Kebenaran harus diperjuangkan, tanpa kekerasan. Itu yang saya rasakan ketika menghadiri pameran Namaku Pram kemarin. Dalam kisah hidupnya, ada seseorang yang begitu kuat dalam pikiran dan begitu adil dalam perbuatan. Setiap ujarannya tak perlu meminjam nama-nama besar, ia cukup berani menjelaskan pikirannya sendiri. Tidak lain untuk orang lain, ia menulis. Bukan untuk dirinya sendiri. Oleh karena itu, setiap karyanya membagi kerinduan yang sama pada pembaca untuk sesedikit-sesedikitnya melihat kembali pada dirinya masing-masing. Refleksi, kemudian menyalurkannya dalam sebuah perbuatan. Kecil, kecil saja. Tidak perlu besar. Seperti saya, yang saat ini, entah mengapa, rindu sekali menyelesaikan sebuah buku. Terlalu banyak menunda membaca, tidak baik adanya.

Selain itu, pameran ini mencerahkan saya akan begitu banyak cinta yang dapat seseorang terima. Pun tantangan hidup besar, kesulitan terus-menerus, akan datang bersama cinta yang tak habis. Cinta, dalam bentuk apapun niscaya ia membebaskan. Bukan sekadar perhatian yang berujung dominasi, bukan sekadar pengetahuan yang dirundung intensi mengelokkan diri. Tak ada objektivikasi dan relasi kuasa dalam surat-surat yang dituliskan untuk Pram. Tak ada kata-kata puitis dalam surat-suratnya. Sesederhana, 'mengabari' atau 'dikabari'. Pertanyaan seperti "Bagaimana sekolahmu, Nak?", "Nilai rapor saya turun," "Kakak dan Mama baik-baik saja," "Ayah jangan terlalu banyak berpikir, nanti Ayah sakit..." dan banyak lagi yang buat saya menderaskan air mata. Kita lupa, dalam kata-kata, tak bisa kita mangkir bahwa rindu pun kasih berkelindan dan memeluk kita kembali lebih erat dari tindakan apapun setiap nostalgia. Kehadiran kenangan akan Pram, tidak terasa dari melihat ruang kerjanya, membaca karyanya, membaca kutipan-kutipan karyanya, menyusuri linimasa kehidupannya, tapi...dari surat-surat yang diperuntukkan padanya. Surat-surat orang-orang terkasihnya. Pram hidup di sana, dengan kemampuan pikir dan tutur yang begitu kuat, begitu hebat.

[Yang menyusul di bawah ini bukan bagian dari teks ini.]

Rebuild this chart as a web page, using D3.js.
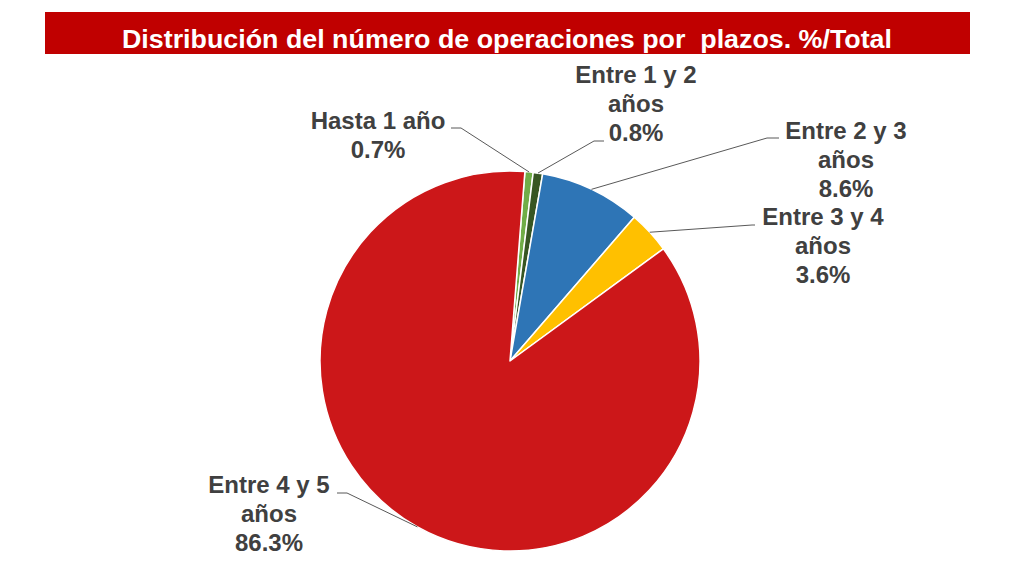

Beberapa waktu ini, setelah erupsi freatik Merapi, terjadi bom di Depok, Surabaya, dan Sidoarjo. Kesedihan tidak terbendung datang dari rasa kehilangan yang teramat sangat. Hati saya sakit melihat anak-anak dipergunakan untuk sesuatu hal seperti menciptakan teror, dan ini berulang lagi dan lagi. Kita takut, tapi kita hanya bisa sungut. Mari usai sungut, kita pungut satu per-satu kesadaran kita masing-masing untuk membangun rasa percaya. Bukan hanya pada orang lain, tapi juga pada diri sendiri. Bahwasanya, keterlibatan diri dalam komunitas terkecil pun mampu menipiskan sekat-sekat untuk melunturkan bibit-bibit eksklusivitas. Tak bisa doa hanya diucapkan, tanpa inklusivitas dikikis.

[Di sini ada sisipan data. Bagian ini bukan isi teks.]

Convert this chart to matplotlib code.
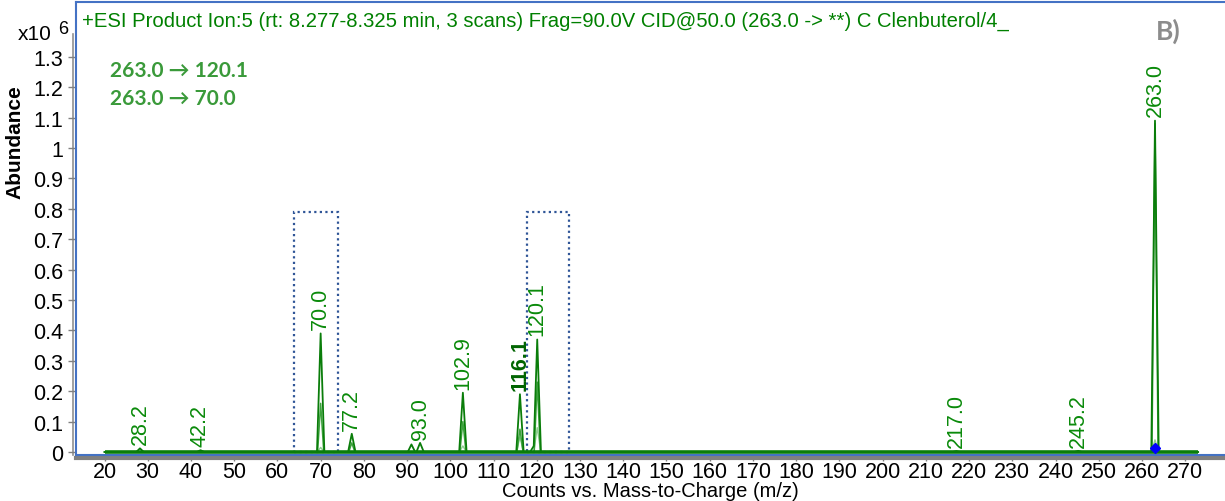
import numpy as np
import matplotlib
matplotlib.use('Agg')
import matplotlib.pyplot as plt
from matplotlib.patches import Rectangle
from matplotlib.ticker import FixedLocator, FuncFormatter

# ---------------- data (intensities in units of 10^6 counts) ----------------
mz_range = [20.0, 273.0]
scan1_mz = [28.2, 42.2, 70.0, 77.2, 91.0, 93.0, 102.9, 116.1, 119.3, 120.1, 217.0, 245.2, 263.0]
scan1_int = [0.012, 0.006, 0.39, 0.06, 0.025, 0.03, 0.195, 0.19, 0.02, 0.37, 0.003, 0.004, 1.09]
scan2_mz = [70.0, 77.2, 102.9, 116.1, 120.1, 263.0]
scan2_int = [0.16, 0.03, 0.10, 0.075, 0.23, 1.08]
scan3_mz = [70.0, 102.9, 116.1, 120.1, 263.0]
scan3_int = [0.015, 0.02, 0.05, 0.08, 0.04]
label_mz = [28.2, 42.2, 70.0, 77.2, 93.0, 102.9, 116.1, 120.1, 217.0, 245.2, 263.0]
label_int = [0.012, 0.006, 0.39, 0.06, 0.03, 0.195, 0.19, 0.37, 0.003, 0.004, 1.09]
precursor_mz = [263.0]
precursor_int = [0.012]
window_lo = [63.8, 117.7]
window_hi = [74.0, 127.4]
window_top = 0.79
x_ticks = list(range(20, 271, 10))
y_ticks = [round(0.1 * i, 1) for i in range(14)]
transitions = ["263.0 \u2192 120.1", "263.0 \u2192 70.0"]
title = "+ESI Product Ion:5 (rt: 8.277-8.325 min, 3 scans) Frag=90.0V CID@50.0 (263.0 -> **) C Clenbuterol/4_"

NARROW = ['Liberation Sans Narrow', 'Liberation Sans', 'DejaVu Sans']
SANS = ['Liberation Sans', 'DejaVu Sans']

def profile(mzs, ints, grid, hw=0.8):
    y = np.zeros_like(grid)
    for m, h in zip(mzs, ints):
        y = np.maximum(y, h * np.clip(1 - np.abs(grid - m) / hw, 0, None))
    return y

W, H = 1225, 502
fig = plt.figure(figsize=(W / 100, H / 100), dpi=100)
ax = fig.add_axes([76 / W, (H - 456) / H, (W - 76) / W, (456 - 3) / H])
ppu = 4.323
x0 = 20 - 28.5 / ppu
ax.set_xlim(x0, x0 + (W - 76) / ppu)
ax.set_ylim(-3 / 304, 450 / 304)

grid = np.arange(mz_range[0], mz_range[1], 0.02)
ax.plot(grid, profile(scan3_mz, scan3_int, grid), color='#8fd08f', lw=1.0, zorder=3)
ax.plot(grid, profile(scan2_mz, scan2_int, grid, hw=0.7), color='#3da33d', lw=1.1, zorder=3)
ax.plot(grid, profile(scan1_mz, scan1_int, grid, hw=0.85), color='#0a7d0a', lw=1.3, zorder=4)
ax.plot(mz_range, [0, 0], color='#0a7d0a', lw=2.6, zorder=4, solid_capstyle='butt')
ax.plot(precursor_mz, precursor_int, marker='D', color='#0000ff', ms=5, zorder=6)

for lo, hi in zip(window_lo, window_hi):
    ax.add_patch(Rectangle((lo, 0), hi - lo, window_top, fill=False, ec='#2f5597',
                           lw=1.6, ls=(0, (1, 1.5)), zorder=2))

for m, h in zip(label_mz, label_int):
    col = '#006400' if m == 116.1 else '#0a8a0a'
    ax.annotate(f"{m:.1f}", (m, h), xytext=(0, 3), textcoords='offset points',
                rotation=90, ha='center', va='bottom', fontsize=15.5, color=col,
                family=SANS, fontweight='bold' if m == 116.1 else 'normal')

# frame and axes
ax.spines['right'].set_visible(False)
for s in ['top', 'left', 'bottom']:
    ax.spines[s].set_color('#4472c4')
    ax.spines[s].set_linewidth(1.5)
# gray axis lines
ax.plot([0, 1], [-0.006, -0.006], transform=ax.transAxes, color='#808080', lw=3,
        clip_on=False, zorder=1)
ax.plot([-0.0028, -0.0028], [0, 0.93], transform=ax.transAxes, color='#909090', lw=1.2,
        clip_on=False, zorder=1)

ax.xaxis.set_major_locator(FixedLocator(x_ticks))
ax.yaxis.set_major_locator(FixedLocator(y_ticks))
ax.yaxis.set_major_formatter(FuncFormatter(lambda v, p: f"{v:g}"))
ax.tick_params(axis='x', direction='out', length=4, width=1, color='#808080', pad=0.5,
               labelsize=15.5)
ax.tick_params(axis='y', direction='out', length=6, width=1, color='#808080', pad=3,
               labelsize=15.5)
for lab in ax.get_xticklabels() + ax.get_yticklabels():
    lab.set_family(NARROW)

fig.text(650 / W, 1 - 492 / H, "Counts vs. Mass-to-Charge (m/z)", fontsize=14.5,
         family=NARROW, ha='center', va='center')
fig.text(15 / W, 1 - 142 / H, "Abundance", fontsize=15, fontweight='bold', family=SANS,
         rotation=90, ha='center', va='center')

fig.text(18 / W, 1 - 35 / H, "x10", fontsize=15, family=NARROW, va='center', ha='left')
fig.text(58 / W, 1 - 30 / H, "6", fontsize=13, family=NARROW, va='center', ha='left')

fig.text(82 / W, 1 - 21 / H, title, fontsize=14.6, color='#008000', family=SANS,
         va='center', ha='left')
for i, t in enumerate(transitions):
    fig.text(110 / W, 1 - (71 + i * 28) / H, t, fontsize=15, fontweight='bold',
             color='#3a9a3a', family=['Lato', 'DejaVu Sans'], va='center', ha='left')
fig.text(1168 / W, 1 - 31 / H, "B)", fontsize=19, fontweight='bold', color='#8c8c8c',
         family=['Lato', 'DejaVu Sans'], va='center', ha='center')

fig.savefig('out.png', dpi=100)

Kembali pada awal kalimat tulisan ini: "kebenaran harus diperjuangkan, tanpa kekerasan..." Jangan pernah remehkan kekuatan kata, melawanlah sebaik-baiknya, sehormat-hormatnya. Melawanlah, dengan cinta. Mula-mula, melawanlah dengan percaya bahwa cinta bukan sesuatu yang klenik. Cinta ada. Cinta selalu ada. Kalau bisa, bersetialah di sana karena kita pasti selalu dipertemukan oleh orang-orang yang punya visi dan misi sama. Cinta, selalu, dan tidak pernah tidak, menyembuhkan. Bukan karena cinta adalah kunci, tapi cinta setara dengan penerimaan, dan penerimaan adalah tingkat akhir dari pemulihan sebuah trauma. Semoga kita sampai di sana. Mari mulai dengan membangun rasa percaya akan cinta.

PS. Jangan terlalu banyak meminjam karya orang lain untuk menjelaskan pemikiran sendiri. "Seperti orang tak punya pikiran saja," saya kutip dari perkataan Pram yang diucapkan oleh salah seorang yang datang ke pameran kemarin.